There are also normal access limitations. If an attic is blocked, a crawlspace is unsafe, the electrical panel is inaccessible, or a roof is too steep or hazardous to walk, the inspector documents those limits. A good report will clearly state what was inspected, what was not, and why.

Why regional conditions matter in Southeast Texas

Two houses of the same age can present very different risks depending on where they sit and how they have been maintained. In Southeast Texas, moisture is a constant factor. Heavy rain, high humidity, expansive soils, and termite pressure create conditions that deserve extra attention during the inspection process.

Foundation movement is one example. Small cracks by themselves do not always mean structural failure, but crack patterns, interior displacement, drainage conditions, and elevation differences can tell a more meaningful story when reviewed together. Moisture management around the slab, roof drainage discharge points, and soil conditions all matter.

Wood-destroying insects are another major concern. A home can appear solid while trim, framing, or other wood members have concealed damage. For buyers using certain loan types or purchasing older homes, a dedicated wood-destroying insect report may be just as important as the general inspection itself.

Septic systems and wells also come up regularly on rural properties. A standard home inspection may note visible components, but a proper septic evaluation and well-related testing often require separate procedures. That is not overkill. It is basic risk management when the property relies on private systems rather than municipal service.

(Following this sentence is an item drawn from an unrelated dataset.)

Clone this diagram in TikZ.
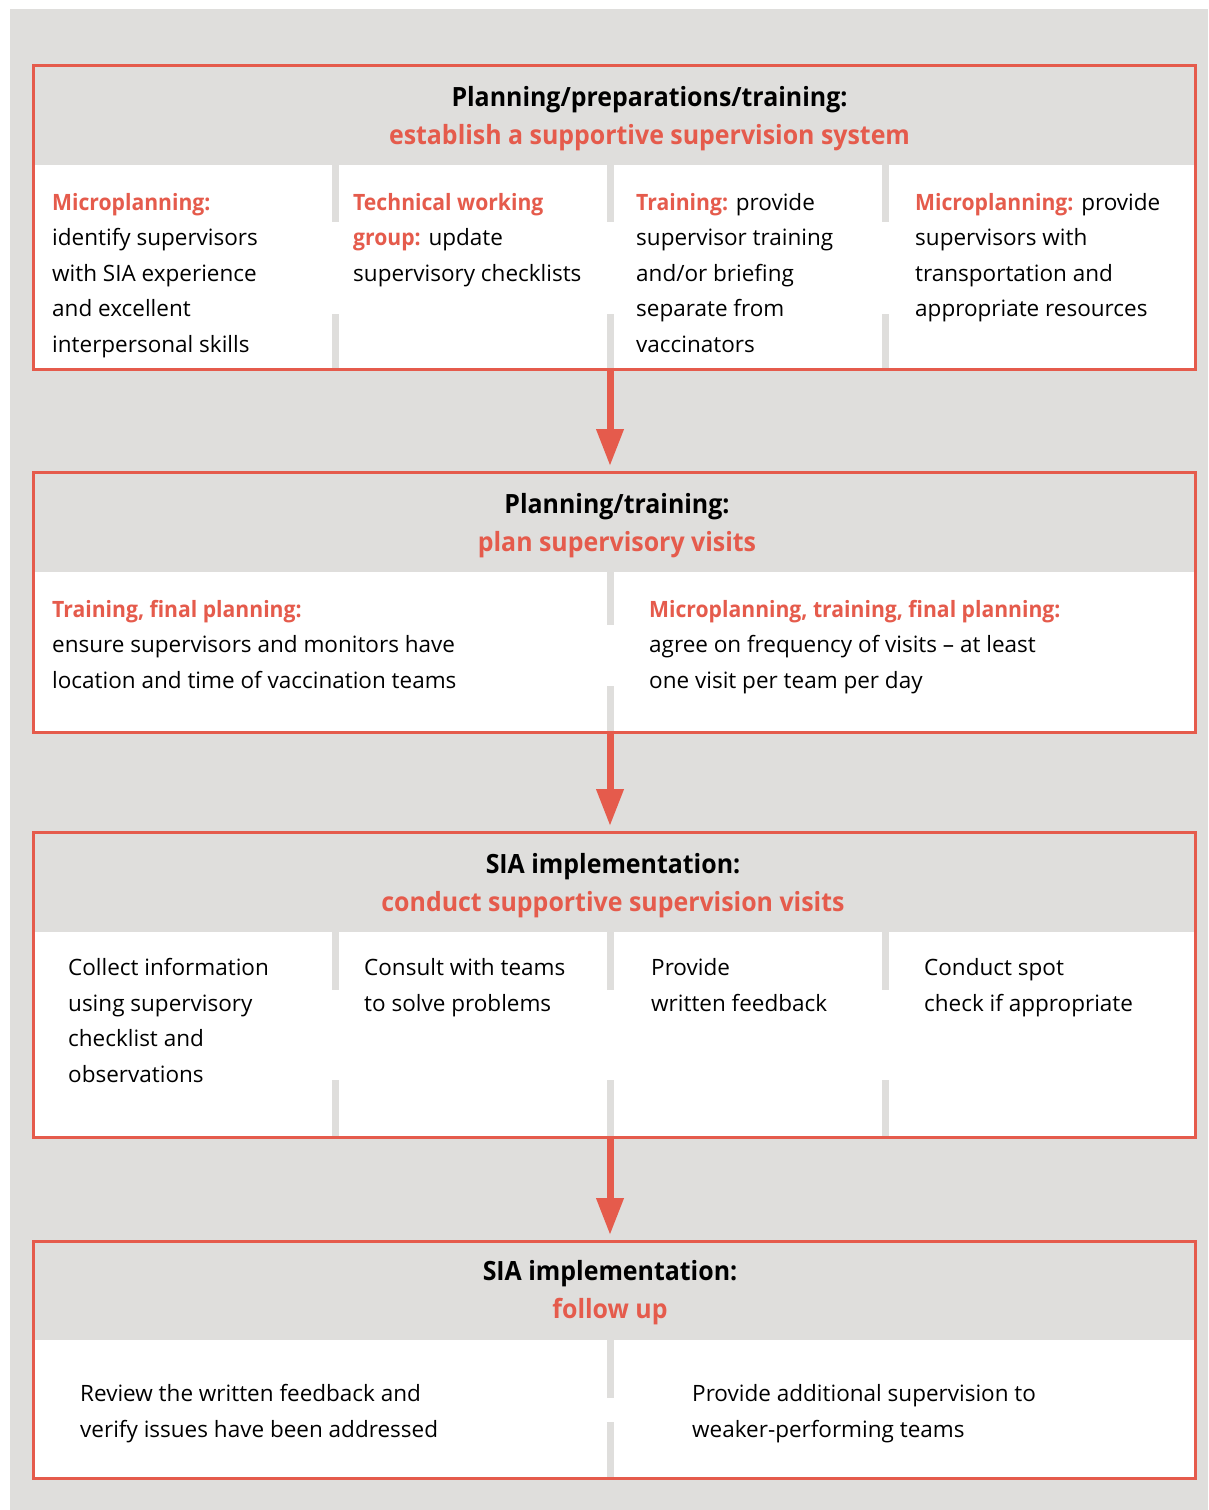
\documentclass[tikz,border=0pt]{standalone}
\usepackage{fontspec}
\setmainfont{Open Sans}
\newfontfamily\hdfont[FakeStretch=0.94]{Open Sans}
\definecolor{slred}{RGB}{229,91,76}
\definecolor{slgray}{RGB}{223,222,220}
\usetikzlibrary{arrows.meta}
\newcommand{\lbl}[1]{{\color{slred}\hdfont\bfseries #1}}
\newcommand{\bodyfont}{\fontsize{22.5}{35.5}\selectfont}
\newcommand{\headfont}{\fontsize{26.5}{38}\selectfont\hdfont\bfseries}

\begin{document}
\begin{tikzpicture}[x=1pt,y=-1pt,
    hd/.style={fill=slgray,inner sep=0,outer sep=0,minimum width=1162pt},
    bd/.style={fill=white,inner sep=0,outer sep=0,minimum width=1162pt},
    frame/.style={draw=slred,line width=3pt},
    sepbar/.style={draw=slgray,line width=7.5pt},
    ttl/.style={anchor=north,inner sep=0,align=center,font=\headfont},
    txt/.style={anchor=north west,inner sep=0,align=left,font=\bodyfont},
    arr/.style={-{Triangle[length=37pt,width=26pt]},draw=slred,line width=7pt,shorten >=6.5pt}]
  \useasboundingbox (0,0) rectangle (1208,1510);
  \fill[slgray] (10,9) rectangle (1208,1510);

  %% Stage 1: planning/preparations/training
  \node[hd,minimum height=99.5pt]  (hd1) at (614.5,115.25) {};
  \node[bd,minimum height=204.5pt] (bd1) at (614.5,267.25) {};
  \draw[sepbar] (335.5,165) -- (335.5,222) (335.5,314) -- (335.5,369.5);
  \draw[sepbar] (610.5,165) -- (610.5,222) (610.5,314) -- (610.5,369.5);
  \draw[sepbar] (885.5,165) -- (885.5,222) (885.5,314) -- (885.5,369.5);
  \draw[frame] (hd1.north west) rectangle (bd1.south east);
  \node[ttl] (t1) at (649.5,79.9)
        {\strut Planning/preparations/training:\\
         \color{slred}establish a supportive supervision system};
  \node[txt] (c11) at (52,185.15)
        {\strut\lbl{Microplanning:}\\ identify supervisors\\ with SIA experience\\
         and excellent\\ interpersonal skills};
  \node[txt] (c12) at (353,185.15)
        {\strut\lbl{Technical working}\\ \lbl{group:} update\\ supervisory checklists};
  \node[txt] (c13) at (636,185.15)
        {\strut\lbl{Training:} provide\\ supervisor training\\ and/or briefing\\
         separate from\\ vaccinators};
  \node[txt] (c14) at (915,185.15)
        {\strut\lbl{Microplanning:} provide\\ supervisors with\\ transportation and\\
         appropriate resources};

  %% Stage 2: planning/training
  \node[hd,minimum height=99.5pt]  (hd2) at (614.5,522.25) {};
  \node[bd,minimum height=160.5pt] (bd2) at (614.5,652.25) {};
  \draw[sepbar] (610.5,572) -- (610.5,624.5) (610.5,686) -- (610.5,732.5);
  \draw[frame] (hd2.north west) rectangle (bd2.south east);
  \node[ttl] (t2) at (617,486.4)
        {\strut Planning/training:\\ \color{slred}plan supervisory visits};
  \node[txt] (c21) at (52,592.15)
        {\strut\lbl{Training, final planning:}\\ ensure supervisors and monitors have\\
         location and time of vaccination teams};
  \node[txt] (c22) at (649,592.15)
        {\strut\lbl{Microplanning, training, final planning:}\\
         agree on frequency of visits – at least\\ one visit per team per day};

  %% Stage 3: SIA implementation, visits
  \node[hd,minimum height=99.5pt] (hd3) at (614.5,882.25) {};
  \node[bd,minimum height=205pt]  (bd3) at (614.5,1034.5) {};
  \draw[sepbar] (335.5,932) -- (335.5,990) (335.5,1080) -- (335.5,1137);
  \draw[sepbar] (610.5,932) -- (610.5,990) (610.5,1080) -- (610.5,1137);
  \draw[sepbar] (885.5,932) -- (885.5,990) (885.5,1080) -- (885.5,1137);
  \draw[frame] (hd3.north west) rectangle (bd3.south east);
  \node[ttl] (t3) at (613,846.4)
        {\strut SIA implementation:\\ \color{slred}conduct supportive supervision visits};
  \node[txt] (c31) at (68,950.65)
        {\strut Collect information\\ using supervisory\\ checklist and\\ observations};
  \node[txt] (c32) at (364,950.65) {\strut Consult with teams\\ to solve problems};
  \node[txt] (c33) at (651,950.65) {\strut Provide\\ written feedback};
  \node[txt] (c34) at (924,950.65) {\strut Conduct spot\\ check if appropriate};

  %% Stage 4: SIA implementation, follow up
  \node[hd,minimum height=98.5pt]  (hd4) at (614.5,1290.75) {};
  \node[bd,minimum height=138.5pt] (bd4) at (614.5,1409.25) {};
  \draw[sepbar] (610.5,1340) -- (610.5,1398) (610.5,1422) -- (610.5,1478.5);
  \draw[frame] (hd4.north west) rectangle (bd4.south east);
  \node[ttl] (t4) at (610,1253.4)
        {\strut SIA implementation:\\ \color{slred}follow up};
  \node[txt] (c41) at (80,1376.65)
        {\strut Review the written feedback and\\ verify issues have been addressed};
  \node[txt] (c42) at (692,1376.65)
        {\strut Provide additional supervision to\\ weaker-performing teams};

  \draw[arr] ([xshift=-4.5pt]bd1.south) -- ([xshift=-4.5pt]hd2.north);
  \draw[arr] ([xshift=-4.5pt]bd2.south) -- ([xshift=-4.5pt]hd3.north);
  \draw[arr] ([xshift=-4.5pt]bd3.south) -- ([xshift=-4.5pt]hd4.north);
\end{tikzpicture}
\end{document}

How buyers should use the inspection report

The best inspection reports do more than list defects. They help buyers understand significance. Some findings are maintenance items. Some are repair issues. Some point to larger questions that justify specialist review before closing. Knowing the difference can keep a buyer from overreacting to minor wear or, just as important, overlooking a costly problem.

A missing doorstop is not in the same category as a compromised roof flashing detail that has already caused attic staining. Hairline cosmetic cracks are not the same as repeated indicators of movement across multiple areas of the home. The report should help separate nuisance items from material defects.

This is where experience matters. A thorough inspector does not just say there is a stain or a crack. The report should explain where it was found, what it may indicate, and whether repair, monitoring, or further evaluation is appropriate. That level of detail gives buyers something useful to act on during option periods, repair negotiations, or long-term planning.

For that reason, Texas Country Inspection, LLC approaches the process as a field evaluation, not a formality. Buyers need documentation they can use, especially when a home has signs of prior movement, moisture intrusion, aging equipment, or insect activity.

A home inspection covers a lot, but its real value is not the number of photos or the length of the report. It is the quality of the observations, the judgment behind them, and whether the inspection helps you see the house as it really is before it becomes your responsibility.